Sebagai informasi, target pelepasan kawasan hutan 4,1 juta hektare. Dari jumlah tersebut, penerbitan sertifikat baru 369.515 bidang seluas 204.565 hektare. Pencapaian target ini bergantung erat keberhasilan penyediaan TORA dari kawasan hutan yang dimanfaatkan oleh masyarakat.
Dr (c) Gulat Manurung dalam pertemuan tersebut menyampaikan kendala petani sawit mengikuti program reforma agraria karena kebun petani diklaim dalam kawasan hutan. Lalu RPP sektor kehutanan Cipta Kerja melenceng dari keinginan Presiden Jokowi, pasal demi pasal semua terkait kawasan hutan dan sawit banyak yang nyeleneh dan bertentangan dengan UUCK sendiri.
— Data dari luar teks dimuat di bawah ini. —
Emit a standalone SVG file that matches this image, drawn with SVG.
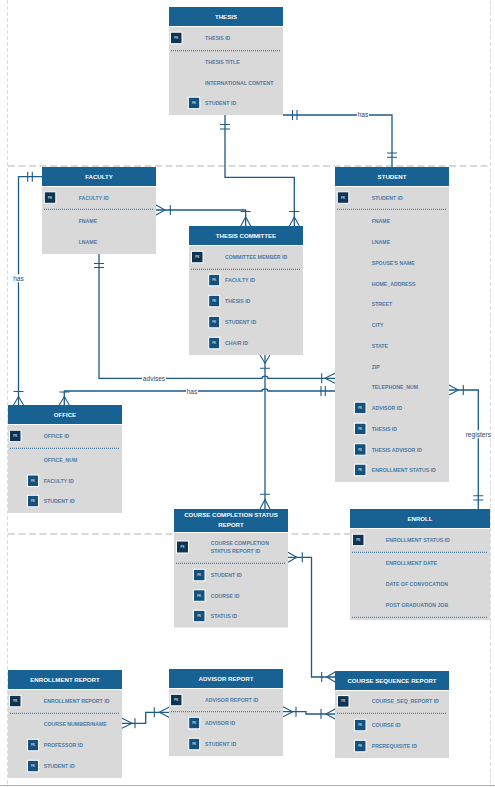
<svg xmlns="http://www.w3.org/2000/svg" width="495" height="787" viewBox="0 0 495 787">
<style>
.hd{fill:#176193}
.bd{fill:#d9d9d9}
.ht{font-family:"Liberation Sans",Arial,sans-serif;font-size:6.1px;font-weight:bold;fill:#fff;text-anchor:middle;dominant-baseline:central}
.rt{font-family:"Liberation Sans",Arial,sans-serif;font-size:5.2px;font-weight:bold;fill:#4d7ba6;dominant-baseline:central}
.sep{stroke:#2d6391;stroke-width:1;stroke-dasharray:1 1;fill:none}
.pk{fill:#0e3454;stroke:#fff;stroke-width:1}
.fk{fill:#15507c;stroke:#fff;stroke-width:1}
.it{font-family:"Liberation Sans",Arial,sans-serif;font-size:3px;font-weight:bold;fill:#c5d3e0;text-anchor:middle;dominant-baseline:central}
.cn{fill:none;stroke:#1c5a8a;stroke-width:1.3}
.ce{fill:none;stroke:#1c5a8a;stroke-width:1.1}
.lb{font-family:"Liberation Sans",Arial,sans-serif;font-size:6.6px;fill:#274a6d;text-anchor:middle;dominant-baseline:central}
.lbg{fill:#fff}
.gd{stroke:#b3b3b3;stroke-width:1;stroke-dasharray:7 3.5;fill:none}
.gv{stroke:#dcdcdc;stroke-width:1;stroke-dasharray:4 2;fill:none}
</style>
<rect width="495" height="787" fill="#fff"/>
<g id="page">
<line class="gv" x1="7.5" y1="0" x2="7.5" y2="787"/>
<line class="gv" x1="490.5" y1="0" x2="490.5" y2="787"/>
<line class="gd" x1="8" y1="166" x2="490" y2="166"/>
<line class="gd" x1="8" y1="534" x2="490" y2="534"/>
<line x1="0" y1="785.5" x2="495" y2="785.5" stroke="#b0b0b0" stroke-width="1.2"/>
</g>

<g id="connectors">
<!-- thesis - committee -->
<path class="cn" d="M225,115 V177.3 H294.3 V226"/>
<path class="ce" d="M220,124.5 H230 M220,129 H230 M289.3,211.5 H299.3 M289.3,226 L294.3,217 L299.3,226"/>
<!-- thesis - student -->
<path class="cn" d="M283,115 H392 V167"/>
<path class="ce" d="M292.5,110 V120 M297,110 V120 M387,153 H397 M387,157.3 H397"/>
<!-- faculty - committee -->
<path class="cn" d="M156,210 H245.7 V226"/>
<path class="ce" d="M156,205 L165,210 L156,215 M170.3,205 V215 M240.7,211.5 H250.7 M240.7,226 L245.7,217 L250.7,226"/>
<!-- faculty - office -->
<path class="cn" d="M42,176.7 H18.5 V405"/>
<path class="ce" d="M27.7,171.7 V181.7 M32.3,171.7 V181.7 M13.5,391.5 H23.5 M13.5,405 L18.5,396.5 L23.5,405"/>
<!-- faculty - student advises -->
<path class="cn" d="M99,254 V378.3 H262 A3,2.2 0 0 1 268,378.3 H335"/>
<path class="ce" d="M94,263.5 H104 M94,267.5 H104 M321.7,373.3 V383.3 M335,373.3 L325,378.3 L335,383.3"/>
<!-- office - student has -->
<path class="cn" d="M64.3,405 V391 H262 A3,2.2 0 0 1 268,391 H335"/>
<path class="ce" d="M59.3,392 H69.3 M59.3,405 L64.3,396.5 L69.3,405 M321,386 V396 M325.3,386 V396"/>
<!-- committee - ccsr -->
<path class="cn" d="M265,355 V509"/>
<path class="ce" d="M260,355 L265,363.3 L270,355 M260,368.3 H270 M260,494.3 H270 M260,509 L265,499.5 L270,509"/>
<!-- student - enroll -->
<path class="cn" d="M449,390 H478.3 V509"/>
<path class="ce" d="M449,385 L458.3,390 L449,395 M463.3,385 V395 M473.3,495.7 H483.3 M473.3,500 H483.3"/>
<!-- ccsr - course seq -->
<path class="cn" d="M288,557.3 H311.5 V677 H335"/>
<path class="ce" d="M288,552.3 L296.7,557.3 L288,562.3 M302.3,552.3 V562.3 M321.7,672 V682 M335,672 L326.7,677 L335,682"/>
<!-- enrollment report - advisor report -->
<path class="cn" d="M122,723.3 H145.7 V712.3 H169"/>
<path class="ce" d="M122,718.3 L132,723.3 L122,728.3 M135,718.3 V728.3 M154.3,707.3 V717.3 M169,707.3 L159.3,712.3 L169,717.3"/>
<!-- advisor report - course seq -->
<path class="cn" d="M283,711.7 H306 V714 H335"/>
<path class="ce" d="M283,706.7 L292.7,711.7 L283,716.7 M296,706.7 V716.7 M321,709 V719 M335,709 L326,714 L335,719"/>
<!-- labels -->
<rect class="lbg" x="357" y="110.5" width="12" height="8"/>
<text class="lb" x="363" y="114.5">has</text>
<rect class="lbg" x="12.5" y="274.3" width="12" height="8"/>
<text class="lb" x="18.5" y="278.3">has</text>
<rect class="lbg" x="142" y="374.3" width="24" height="8"/>
<text class="lb" x="154" y="378.3">advises</text>
<rect class="lbg" x="186" y="387" width="12" height="8"/>
<text class="lb" x="192" y="391">has</text>
<rect class="lbg" x="464.5" y="430.3" width="27" height="8"/>
<text class="lb" x="478.3" y="434.3">registers</text>
</g>

<g id="thesis">
<rect class="hd" x="169" y="7" width="114" height="19"/>
<rect class="bd" x="169" y="27" width="114" height="88"/>
<text class="ht" x="226" y="16.5">THESIS</text>
<rect class="pk" x="170.5" y="32.2" width="11.5" height="11.5"/><text class="it" x="176.25" y="38">PK</text>
<text class="rt" x="205" y="38">THESIS ID</text>
<line class="sep" x1="171" y1="50.7" x2="281" y2="50.7"/>
<text class="rt" x="205" y="62">THESIS TITLE</text>
<text class="rt" x="205" y="83">INTERNATIONAL CONTENT</text>
<rect class="fk" x="188.3" y="97.2" width="11.5" height="11.5"/><text class="it" x="194" y="103">FK</text>
<text class="rt" x="205" y="103">STUDENT ID</text>
</g>

<g id="faculty">
<rect class="hd" x="42" y="167" width="114" height="19"/>
<rect class="bd" x="42" y="187" width="114" height="67"/>
<text class="ht" x="99" y="176.5">FACULTY</text>
<rect class="pk" x="44.3" y="191.8" width="11.5" height="11.5"/><text class="it" x="50" y="197.5">PK</text>
<text class="rt" x="78.7" y="197.5">FACULTY ID</text>
<line class="sep" x1="44" y1="209.3" x2="154" y2="209.3"/>
<text class="rt" x="78.7" y="221">FNAME</text>
<text class="rt" x="78.7" y="242">LNAME</text>
</g>

<g id="thesis-committee">
<rect class="hd" x="189" y="226" width="114" height="19"/>
<rect class="bd" x="189" y="246" width="114" height="109"/>
<text class="ht" x="246" y="235.5">THESIS COMMITTEE</text>
<rect class="pk" x="191.5" y="251.3" width="11.5" height="11.5"/><text class="it" x="197.25" y="257">PK</text>
<text class="rt" x="225" y="257">COMMITTEE MEMBER ID</text>
<line class="sep" x1="191" y1="269.3" x2="301" y2="269.3"/>
<rect class="fk" x="208.7" y="274.3" width="11" height="11.5"/><text class="it" x="214.2" y="280">FK</text>
<text class="rt" x="225" y="280">FACULTY ID</text>
<rect class="fk" x="208.7" y="295.3" width="11" height="11.5"/><text class="it" x="214.2" y="301">FK</text>
<text class="rt" x="225" y="301">THESIS ID</text>
<rect class="fk" x="208.7" y="316.3" width="11" height="11.5"/><text class="it" x="214.2" y="322">FK</text>
<text class="rt" x="225" y="322">STUDENT ID</text>
<rect class="fk" x="208.7" y="337.3" width="11" height="11.5"/><text class="it" x="214.2" y="343">FK</text>
<text class="rt" x="225" y="343">CHAIR ID</text>
</g>

<g id="student">
<rect class="hd" x="335" y="167" width="114" height="19"/>
<rect class="bd" x="335" y="187" width="114" height="295"/>
<text class="ht" x="392" y="176.5">STUDENT</text>
<rect class="pk" x="337.3" y="191.8" width="11.5" height="11.5"/><text class="it" x="343" y="197.5">PK</text>
<text class="rt" x="371.7" y="197.5">STUDENT ID</text>
<line class="sep" x1="337" y1="209.3" x2="447" y2="209.3"/>
<text class="rt" x="371.7" y="221">FNAME</text>
<text class="rt" x="371.7" y="242">LNAME</text>
<text class="rt" x="371.7" y="262.7">SPOUSE'S NAME</text>
<text class="rt" x="371.7" y="283.5">HOME_ADDRESS</text>
<text class="rt" x="371.7" y="304.3">STREET</text>
<text class="rt" x="371.7" y="325">CITY</text>
<text class="rt" x="371.7" y="346">STATE</text>
<text class="rt" x="371.7" y="366.5">ZIP</text>
<text class="rt" x="371.7" y="387.3">TELEPHONE_NUM</text>
<rect class="fk" x="354.5" y="402.2" width="11.5" height="11.5"/><text class="it" x="360.25" y="408">FK</text>
<text class="rt" x="371.7" y="408">ADVISOR ID</text>
<rect class="fk" x="354.5" y="423.2" width="11.5" height="11.5"/><text class="it" x="360.25" y="429">FK</text>
<text class="rt" x="371.7" y="429">THESIS ID</text>
<rect class="fk" x="354.5" y="443.7" width="11.5" height="11.5"/><text class="it" x="360.25" y="449.5">FK</text>
<text class="rt" x="371.7" y="449.5">THESIS ADVISOR ID</text>
<rect class="fk" x="354.5" y="464.2" width="11.5" height="11.5"/><text class="it" x="360.25" y="470">FK</text>
<text class="rt" x="371.7" y="470">ENROLLMENT STATUS ID</text>
</g>

<g id="office">
<rect class="hd" x="8" y="405" width="114" height="19"/>
<rect class="bd" x="8" y="425" width="114" height="88"/>
<text class="ht" x="65" y="414.5">OFFICE</text>
<rect class="pk" x="9.5" y="430.2" width="11.5" height="11.5"/><text class="it" x="15.25" y="436">PK</text>
<text class="rt" x="43.7" y="436">OFFICE ID</text>
<line class="sep" x1="10" y1="448.3" x2="120" y2="448.3"/>
<text class="rt" x="43.7" y="460">OFFICE_NUM</text>
<rect class="fk" x="27.5" y="475" width="11" height="11.5"/><text class="it" x="33" y="480.7">FK</text>
<text class="rt" x="43.7" y="480.7">FACULTY ID</text>
<rect class="fk" x="27.5" y="495.3" width="11" height="11.5"/><text class="it" x="33" y="501">FK</text>
<text class="rt" x="43.7" y="501">STUDENT ID</text>
</g>

<g id="course-completion-status-report">
<rect class="hd" x="174" y="509" width="114" height="23"/>
<rect class="bd" x="174" y="533" width="114" height="94.5"/>
<text class="ht" x="231" y="514.8">COURSE COMPLETION STATUS</text>
<text class="ht" x="231" y="524.4">REPORT</text>
<rect class="pk" x="176.5" y="541" width="12" height="12"/><text class="it" x="182.5" y="547">PK</text>
<text class="rt" x="210.7" y="543.3">COURSE COMPLETION</text>
<text class="rt" x="210.7" y="551.3">STATUS REPORT ID</text>
<line class="sep" x1="176" y1="563.3" x2="286" y2="563.3"/>
<rect class="fk" x="193.5" y="569.3" width="11.5" height="11.5"/><text class="it" x="199.25" y="575">FK</text>
<text class="rt" x="210.7" y="575">STUDENT ID</text>
<rect class="fk" x="193.5" y="589.8" width="11.5" height="11.5"/><text class="it" x="199.25" y="595.5">FK</text>
<text class="rt" x="210.7" y="595.5">COURSE ID</text>
<rect class="fk" x="193.5" y="610.3" width="11.5" height="11.5"/><text class="it" x="199.25" y="616">FK</text>
<text class="rt" x="210.7" y="616">STATUS ID</text>
</g>

<g id="enroll">
<rect class="hd" x="350" y="509" width="140" height="19"/>
<rect class="bd" x="350" y="529" width="140" height="91"/>
<text class="ht" x="420" y="518.5">ENROLL</text>
<rect class="pk" x="352.5" y="534.2" width="11.5" height="11.5"/><text class="it" x="358.25" y="540">PK</text>
<text class="rt" x="385.7" y="540">ENROLLMENT STATUS ID</text>
<line class="sep" x1="352" y1="552.3" x2="488" y2="552.3"/>
<text class="rt" x="385.7" y="562.7">ENROLLMENT DATE</text>
<text class="rt" x="385.7" y="583.7">DATE OF CONVOCATION</text>
<text class="rt" x="385.7" y="605">POST GRADUATION JOB</text>
<line class="sep" x1="352" y1="617.3" x2="488" y2="617.3"/>
</g>

<g id="enrollment-report">
<rect class="hd" x="8" y="670" width="114" height="19"/>
<rect class="bd" x="8" y="690" width="114" height="88"/>
<text class="ht" x="65" y="679.5">ENROLLMENT REPORT</text>
<rect class="pk" x="9.5" y="695.3" width="11.5" height="11.5"/><text class="it" x="15.25" y="701">PK</text>
<text class="rt" x="43.7" y="701">ENROLLMENT REPORT ID</text>
<line class="sep" x1="10" y1="713.3" x2="120" y2="713.3"/>
<text class="rt" x="43.7" y="724">COURSE NUMBER/NAME</text>
<rect class="fk" x="27.5" y="739.3" width="11" height="11.5"/><text class="it" x="33" y="745">FK</text>
<text class="rt" x="43.7" y="745">PROFESSOR ID</text>
<rect class="fk" x="27.5" y="760.3" width="11" height="11.5"/><text class="it" x="33" y="766">FK</text>
<text class="rt" x="43.7" y="766">STUDENT ID</text>
</g>

<g id="advisor-report">
<rect class="hd" x="169" y="669" width="114" height="19"/>
<rect class="bd" x="169" y="689" width="114" height="67"/>
<text class="ht" x="226" y="678">ADVISOR REPORT</text>
<rect class="pk" x="170.5" y="694.3" width="11.5" height="11.5"/><text class="it" x="176.25" y="700">PK</text>
<text class="rt" x="205" y="700">ADVISOR REPORT ID</text>
<line class="sep" x1="171" y1="711.7" x2="281" y2="711.7"/>
<rect class="fk" x="188.7" y="717.3" width="11" height="11.5"/><text class="it" x="194.2" y="723">FK</text>
<text class="rt" x="205" y="723">ADVISOR ID</text>
<rect class="fk" x="188.7" y="738.3" width="11" height="11.5"/><text class="it" x="194.2" y="744">FK</text>
<text class="rt" x="205" y="744">STUDENT ID</text>
</g>

<g id="course-sequence-report">
<rect class="hd" x="335" y="671" width="114" height="19"/>
<rect class="bd" x="335" y="691" width="114" height="67"/>
<text class="ht" x="392" y="680">COURSE SEQUENCE REPORT</text>
<rect class="pk" x="337.5" y="695.6" width="11.5" height="11.5"/><text class="it" x="343.25" y="701.3">PK</text>
<text class="rt" x="371.7" y="701.3">COURSE_SEQ_REPORT ID</text>
<line class="sep" x1="337" y1="713.3" x2="447" y2="713.3"/>
<rect class="fk" x="354.5" y="719.3" width="11.5" height="11.5"/><text class="it" x="360.25" y="725">FK</text>
<text class="rt" x="371.7" y="725">COURSE ID</text>
<rect class="fk" x="354.5" y="740.3" width="11.5" height="11.5"/><text class="it" x="360.25" y="746">FK</text>
<text class="rt" x="371.7" y="746">PREREQUISITE ID</text>
</g>
</svg>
“Contoh dalam RPP disebut petani harus menguasai tanah dalam kawasan hutan selama 20 tahun berturut-turut, ini tidak ada sama sekali hal itu dalam Batang Tubuh UUCK, yang ada disebut hanya 5 tahun, ini apa maksudnya ?. Masalah ini sangat mendesak, karena untuk apa ada program strategis pemerintah seperti PSR dan biofuel kalau kaki kami diikat dengan kawasan hutan,” keluhnya.
Apalagi dengan wajib ISPO bagi Petani yang mensyaratkan lahannya harus clear and clean. “Faktanya, kendala legalitas lahan menyulitkan petani untuk mengikukti PSR Petani sawit 82% gagal usul karena kendala kawasan hutan. Padahal sawit mereka umur 10-28 tahun,” jelasnya.
“Beberapa kali pertemuan, Presiden Jokowi tegas mengatakan supaya persoalan kawasan hutan segera diselesaikan, tapi para pembantu Presiden membuat visi misi sendiri-sendiri yang gak nyambung dengan Omnibus Law,” ujarnya.
Gulat mengapresiasi kehadiran Jenderal Moeldoko yang memimpin langsung rakor GTRA, ini membuktikan komitmennya untuk membantu petani dan masyarakat. Meskipun sedang sibuk dengan fitnah, tapi komitmen untuk penyelesaian masalah kawasan hutan menjadi yang utama dan tetap bekerja untuk rakyat.
Diceritakan auditor ISPO ini bahwa Jenderal Moeldoko ini sangat terbuka untuk bertemu komponen masyarakat. Sebab di KSP ada yang namanya program “KSP Mendengar”. Termasuk petani sawit sering datang dan mengadukan permasalahan petani kepada mantan Panglima TNI ini baik langsung ke Kantor KSP maupun bertemu diluar disela-sela kesibukannya, tidak pernah mengecewakan kami Petani jika ingin curhat.
“Pak Moeldoko sabar mendengar. Biasanya didampingi stafnya untuk mendengar dan mencatat persoalan kami. Memang itulah tugas beliau sebagai KSP,” pungkas Gulat.
Ia menyayangkan adanya tuduhan kepada Pak Moeldoko dari partai tertentu. “Aneh juga dituduh kudeta. Namanya kudeta itu ya dari dalam, bukan dari luar, justru yang perlu dikudeta itu kawasan hutan oleh petani, ini baru cocok kudeta. Misalkan istri teman curhat ke saya, apa saya kemudian harus dituduh mengkudeta rumah tangga teman itu? Yang bener sajalah,” tegasnya.
Ia meminta semua pihak membantu Presiden untuk menyukseskan penyesaian masalah hutan dan kawasan hutan ini.”Kami rakyat akan menilai, bukan pejabat atau politikus yang menilai, termasuk menilai partai mana yang benar-benar membantu menyelesaikan masalah kebun petani yang diklaim kawasan hutan. Lalu 21 juta petani akan memilihnya,” ujar Gulat.